Konektivitas ini memungkinkan satwa berpindah antar kawasan konservasi dengan aman. Hal ini meminimalkan risiko konflik antara satwa liar dengan manusia di area perkebunan atau pemukiman, serta memastikan keberlanjutan siklus hidup spesies di habitat aslinya.
3. Urgensi Perlindungan Biodiversitas
Sabah terletak di jantung hutan tropis Borneo yang dikenal memiliki tingkat biodiversitas tinggi. Kawasan ini merupakan habitat alami bagi spesies endemik yang terancam punah, termasuk orangutan Borneo, gajah kerdil (pygmy elephant), dan macan tutul awan.
Isolasi habitat akibat deforestasi diidentifikasi sebagai ancaman utama bagi kelangsungan hidup spesies tersebut. Tanpa jalur migrasi yang memadai, populasi satwa berisiko mengalami penurunan kualitas genetik akibat perkawinan sedarah (inbreeding) dalam kelompok yang terisolasi.
Strategi pembentukan koridor hutan berfungsi memitigasi risiko tersebut. Perluasan area jelajah melalui pembelian lahan memberikan ruang yang memadai bagi satwa untuk mencari sumber pakan, sekaligus menjaga keragaman genetik yang krusial bagi daya tahan populasi liar jangka panjang.
4. Penetapan Status UNESCO 2025
Konsistensi dalam akuisisi dan restorasi lahan membuahkan pengakuan internasional. Penetapan status Kinabatangan Biosphere Reserve oleh UNESCO pada 2025 mencakup area seluas 413.866 hektare. Kawasan ini meliputi hutan hujan, lahan basah, dan area pemukiman yang dikelola berkelanjutan.
Status Cagar Biosfer ini memvalidasi keberhasilan model konservasi berbasis komunitas yang diterapkan. Pengakuan ini tidak hanya melindungi aspek ekologis, tetapi juga mendorong integrasi antara pelestarian alam dengan pembangunan ekonomi masyarakat yang berada di sekitar kawasan penyangga.

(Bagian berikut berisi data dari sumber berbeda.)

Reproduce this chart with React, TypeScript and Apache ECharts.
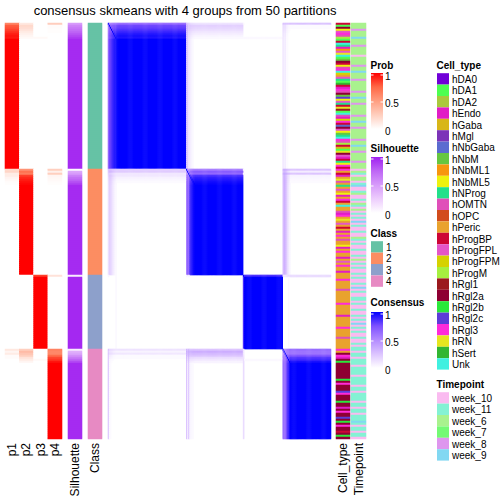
import React, { useEffect, useRef } from "react";
import * as echarts from "echarts";

const FONT = '"Liberation Sans", Arial, Helvetica, sans-serif';

const chartTitle = "consensus skmeans with 4 groups from 50 partitions";
const probColumns = ["p1", "p2", "p3", "p4"];
const classNames = ["1", "2", "3", "4"];
const classColors = ["#66C2A5", "#FC8D62", "#8DA0CB", "#E78AC3"];

const cellTypeNames = ["hDA0", "hDA1", "hDA2", "hEndo", "hGaba", "hMgl", "hNbGaba", "hNbM", "hNbML1", "hNbML5", "hNProg", "hOMTN", "hOPC", "hPeric", "hProgBP", "hProgFPL", "hProgFPM", "hProgM", "hRgl1", "hRgl2a", "hRgl2b", "hRgl2c", "hRgl3", "hRN", "hSert", "Unk"];
const cellTypeColors = ["#7000D8", "#4DFF50", "#AAC83C", "#E11CC6", "#D8B618", "#7C34B8", "#5B6BD0", "#66C640", "#F7960F", "#EEF20E", "#22E08A", "#E04FB9", "#D24C1C", "#E9A22E", "#CD0535", "#E455C8", "#D6D200", "#A6F040", "#9B1A1E", "#8E0033", "#2AE83A", "#5C3CD8", "#FF2ADA", "#E6E61E", "#32B632", "#40F0E0"];
const cellTypeKeys = "abcdefghijklmnopqrstuvwxyz";

const timepointNames = ["week_10", "week_11", "week_6", "week_7", "week_8", "week_9"];
const timepointColors = ["#FABBF0", "#84F2D4", "#A9F28E", "#74FA74", "#DE96EE", "#82D8F2"];
const timepointKeys = "ABCDEF";

// Ambiguous rows at the top of each class: [p1, p2, p3, p4, silhouette]
const class1Head = [
  [0.62, 0.12, 0, 0.26, 0.5],
  [0.78, 0.2, 0, 0.02, 0.6],
  [0.8, 0.18, 0, 0.02, 0.65],
  [0.84, 0.15, 0, 0.01, 0.7],
  [0.88, 0.11, 0, 0.01, 0.75],
  [0.92, 0.08, 0, 0, 0.8],
  [0.95, 0.05, 0, 0, 0.85],
  [0.94, 0.03, 0.03, 0, 0.9],
];
const class2Head = [
  [0.2, 0.55, 0, 0.25, 0.02],
  [0.22, 0.7, 0, 0.08, 0.45],
  [0.1, 0.65, 0, 0.25, 0.5],
  [0.1, 0.85, 0, 0.05, 0.62],
  [0.06, 0.9, 0, 0.04, 0.7],
  [0.04, 0.93, 0, 0.03, 0.75],
  [0.02, 0.96, 0, 0.02, 0.82],
  [0.01, 0.98, 0, 0.01, 0.88],
];
const class3Head = [[0, 0, 0.85, 0.15, 0.1]];
const class4Head = [
  [0.12, 0.25, 0, 0.63, 0.1],
  [0.05, 0.35, 0, 0.6, 0.4],
  [0.1, 0.3, 0, 0.6, 0.45],
  [0.02, 0.25, 0, 0.73, 0.55],
  [0.02, 0.15, 0, 0.83, 0.65],
  [0, 0.1, 0.03, 0.87, 0.75],
  [0, 0.05, 0, 0.95, 0.85],
];
const classHeads = [class1Head, class2Head, class3Head, class4Head];
const coreSilhouette = [0.96, 0.96, 0.97, 0.96];

// Cell type per row (letters map to cellTypeNames)
const cellType1 = "obtjpwlrbo" + "zkdipxzbht" + "ojlwzqnpkb" + "yodwlthvjp" + "koxsbzldqw" + "ogtpjhkzwl" + "roebxtpdok" + "jwo";
const cellType2 = "wnodnxlnkn" + "pnjdnwonzn" + "nldwnxnpno" + "ndnwnlnnjd" + "nwnndnpnwn" + "ndn";
const cellType3 = "nnwnnnnlnn" + "nnnnwnnnnn" + "dnnnnnwnnn" + "nlnnnnn";
const cellType4 = "wntwdtuttt" + "tttttutwtt" + "tvwtttuttd" + "twttvtutwt" + "totut";
const cellTypeByClass = [cellType1, cellType2, cellType3, cellType4];

// Timepoint per row (letters map to timepointNames)
const timepoint1 = "CCCECCCFCC" + "CECCCCACCC" + "CECCFCCCEC" + "CCCCECCFCC" + "ECCCCCECCF" + "CCECCCCCEC" + "CFCCECCCCE" + "CCC";
const timepoint2 = "ACBACCABFA" + "ABCAABACBA" + "CABABAFABA" + "ABAACBABAA" + "BAABACABAB" + "AAB";
const timepoint3 = "ABAABAFABA" + "ABBABAABAA" + "BABAFABABA" + "ABAABAB";
const timepoint4 = "BABBABBBAB" + "BBBABBBBAB" + "BABBBBABBA" + "BBABBBFBAB" + "BABBA";
const timepointByClass = [timepoint1, timepoint2, timepoint3, timepoint4];

const legendTicks = ["1", "0.5", "0"];

const probStops = ["#FFFFFF", "#FFCFBF", "#FF9E81", "#FF6846", "#FF0000"];
const silStops = ["#FFFFFF", "#EDCDFD", "#D79BFA", "#BE66F5", "#A020F0"];
const consStops = ["#FFFFFF", "#DCC4FF", "#B38BFF", "#7E51FF", "#0000FF"];

type Row = { p: number[]; sil: number; cls: number; ct: number; tp: number };

function buildRows(): Row[] {
  const rows: Row[] = [];
  for (let c = 0; c < 4; c++) {
    const cts = cellTypeByClass[c];
    const tps = timepointByClass[c];
    const head = classHeads[c];
    for (let r = 0; r < cts.length; r++) {
      let p: number[];
      let sil: number;
      if (r < head.length) {
        p = head[r].slice(0, 4);
        sil = head[r][4];
      } else {
        p = [0, 0, 0, 0];
        p[c] = 1;
        sil = coreSilhouette[c];
      }
      rows.push({
        p,
        sil,
        cls: c,
        ct: cellTypeKeys.indexOf(cts[r]),
        tp: timepointKeys.indexOf(tps[r] || "A"),
      });
    }
  }
  return rows;
}

function gradientLegend(title: string, titleY: number, barTop: number, stops: string[]) {
  const els: any[] = [];
  els.push({
    type: "text",
    x: 370.5,
    y: titleY,
    style: { text: title, font: `bold 10px ${FONT}`, fill: "#000", align: "left", verticalAlign: "middle" },
  });
  const h = 56;
  els.push({
    type: "rect",
    shape: { x: 371, y: barTop, width: 12, height: h },
    style: {
      fill: {
        type: "linear",
        x: 0,
        y: 0,
        x2: 0,
        y2: 1,
        colorStops: stops
          .slice()
          .reverse()
          .map((c, i) => ({ offset: i / (stops.length - 1), color: c })),
      },
    },
  });
  const labelYs = [barTop + 3, barTop + 30, barTop + 58];
  legendTicks.forEach((t, i) => {
    els.push({
      type: "text",
      x: 385,
      y: labelYs[i],
      style: { text: t, font: `10px ${FONT}`, fill: "#000", align: "left", verticalAlign: "middle" },
    });
    if (i < 2) {
      const ly = barTop + 2 + i * 27;
      els.push({ type: "line", shape: { x1: 371, y1: ly, x2: 373.5, y2: ly }, style: { stroke: "#FFFFFF", lineWidth: 1 } });
      els.push({ type: "line", shape: { x1: 380.5, y1: ly, x2: 383, y2: ly }, style: { stroke: "#FFFFFF", lineWidth: 1 } });
    }
  });
  return els;
}

function discreteLegend(title: string, x: number, titleY: number, names: string[], colors: string[]) {
  const els: any[] = [];
  els.push({
    type: "text",
    x: x - 0.5,
    y: titleY,
    style: { text: title, font: `bold 10px ${FONT}`, fill: "#000", align: "left", verticalAlign: "middle" },
  });
  const step = 11.4;
  const top = titleY + 8.2;
  names.forEach((n, i) => {
    els.push({
      type: "rect",
      shape: { x, y: top + i * step, width: 12, height: step },
      style: { fill: colors[i] },
    });
    els.push({
      type: "text",
      x: x + 15,
      y: top + i * step + step / 2 + 0.5,
      style: { text: n, font: `10px ${FONT}`, fill: "#000", align: "left", verticalAlign: "middle" },
    });
  });
  return els;
}

export default function App() {
  const ref = useRef<HTMLDivElement>(null);
  useEffect(() => {
    if (!ref.current) return;
    const chart = echarts.init(ref.current, null, { renderer: "svg" });
    const rows = buildRows();
    const n = rows.length;
    const rowIds = rows.map((_, i) => String(i));

    const probData: number[][] = [];
    const silData: number[][] = [];
    const classData: number[][] = [];
    const ctData: number[][] = [];
    const tpData: number[][] = [];
    rows.forEach((r, i) => {
      r.p.forEach((v, k) => probData.push([k, i, v]));
      silData.push([0, i, r.sil]);
      classData.push([0, i, r.cls]);
      ctData.push([0, i, r.ct]);
      tpData.push([0, i, r.tp]);
    });
    const consData: number[][] = [];
    for (let i = 0; i < n; i++) {
      for (let j = 0; j < n; j++) {
        let v = 0;
        if (i === j) v = 1;
        else for (let k = 0; k < 4; k++) v += rows[i].p[k] * rows[j].p[k];
        if (v > 0.015) consData.push([j, i, Math.min(1, v)]);
      }
    }

    const top = 23;
    const height = 416;
    const grids = [
      { left: 5, width: 57 },
      { left: 68, width: 14 },
      { left: 88, width: 14 },
      { left: 108, width: 223 },
      { left: 336, width: 14 },
      { left: 351, width: 15 },
    ].map((g) => ({ ...g, top, height, containLabel: false, show: false }));

    const xLabels: (string[] | null)[] = [probColumns, ["Silhouette"], ["Class"], null, ["Cell_type"], ["Timepoint"]];
    const xAxis = xLabels.map((labels, gi) => ({
      type: "category",
      gridIndex: gi,
      data: labels || rowIds,
      position: "bottom",
      axisLine: { show: false },
      axisTick: { show: false },
      splitLine: { show: false },
      axisLabel: {
        show: !!labels,
        rotate: 90,
        fontSize: 12,
        fontFamily: FONT,
        color: "#000",
        margin: 4,
        interval: 0,
      },
    }));
    const yAxis = grids.map((_, gi) => ({
      type: "category",
      gridIndex: gi,
      data: rowIds,
      inverse: true,
      show: false,
    }));

    const mk = (gi: number, data: number[][]) => ({
      type: "heatmap",
      xAxisIndex: gi,
      yAxisIndex: gi,
      data,
      progressive: 0,
      itemStyle: { borderWidth: 0 },
      emphasis: { disabled: true },
    });

    const graphic: any[] = [
      {
        type: "text",
        x: 185,
        y: 10,
        style: { text: chartTitle, font: `13px ${FONT}`, fill: "#000", align: "center", verticalAlign: "middle" },
      },
      ...gradientLegend("Prob", 65, 73, probStops),
      ...gradientLegend("Silhouette", 148, 157, silStops),
      ...discreteLegend("Class", 371, 233, classNames, classColors),
      ...gradientLegend("Consensus", 302, 312, consStops),
      ...discreteLegend("Cell_type", 437, 65, cellTypeNames, cellTypeColors),
      ...discreteLegend("Timepoint", 437, 384, timepointNames, timepointColors),
    ];

    chart.setOption({
      animation: false,
      backgroundColor: "#FFFFFF",
      grid: grids,
      xAxis,
      yAxis,
      visualMap: [
        { type: "continuous", show: false, min: 0, max: 1, seriesIndex: 0, dimension: 2, inRange: { color: probStops } },
        { type: "continuous", show: false, min: 0, max: 1, seriesIndex: 1, dimension: 2, inRange: { color: silStops } },
        { type: "piecewise", show: false, seriesIndex: 2, dimension: 2, pieces: classColors.map((c, i) => ({ value: i, color: c })) },
        { type: "continuous", show: false, min: 0, max: 1, seriesIndex: 3, dimension: 2, inRange: { color: consStops } },
        { type: "piecewise", show: false, seriesIndex: 4, dimension: 2, pieces: cellTypeColors.map((c, i) => ({ value: i, color: c })) },
        { type: "piecewise", show: false, seriesIndex: 5, dimension: 2, pieces: timepointColors.map((c, i) => ({ value: i, color: c })) },
      ],
      series: [mk(0, probData), mk(1, silData), mk(2, classData), mk(3, consData), mk(4, ctData), mk(5, tpData)],
      graphic,
    });
    return () => chart.dispose();
  }, []);
  return <div ref={ref} style={{ position: "absolute", left: 0, top: 0, width: 504, height: 504 }} />;
}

Rencana manajemen kawasan kini diperluas mencakup pemulihan hutan riparian. Program ini juga fokus pada mitigasi konflik manusia-satwa serta penerapan praktik perkebunan berkelanjutan yang selaras dengan prinsip konservasi, memastikan keseimbangan antara kebutuhan ekonomi dan ekologi.
5. Model Kepemilikan Aset Konservasi
Aspek fundamental dari model konservasi di Sabah adalah struktur kepemilikan tanah. WLT menerapkan kebijakan ketat di mana lahan yang dibeli menggunakan dana internasional tetap menjadi aset nasional. Sertifikat tanah dipegang sepenuhnya oleh mitra lokal (HUTAN) sesuai hukum Malaysia.
Mekanisme ini menjamin bahwa aset konservasi tetap berada di bawah kedaulatan yurisdiksi negara setempat. Pendekatan ini menghindari isu penguasaan asing atas sumber daya alam, yang sering menjadi kendala dalam proyek konservasi internasional.
Dana publik global berfungsi sebagai katalisator finansial. Sementara itu, eksekusi, kepemilikan aset, dan pengambilan keputusan strategis sepenuhnya dikelola oleh organisasi lokal yang memiliki pemahaman mendalam terhadap dinamika sosial dan hukum di wilayah tersebut.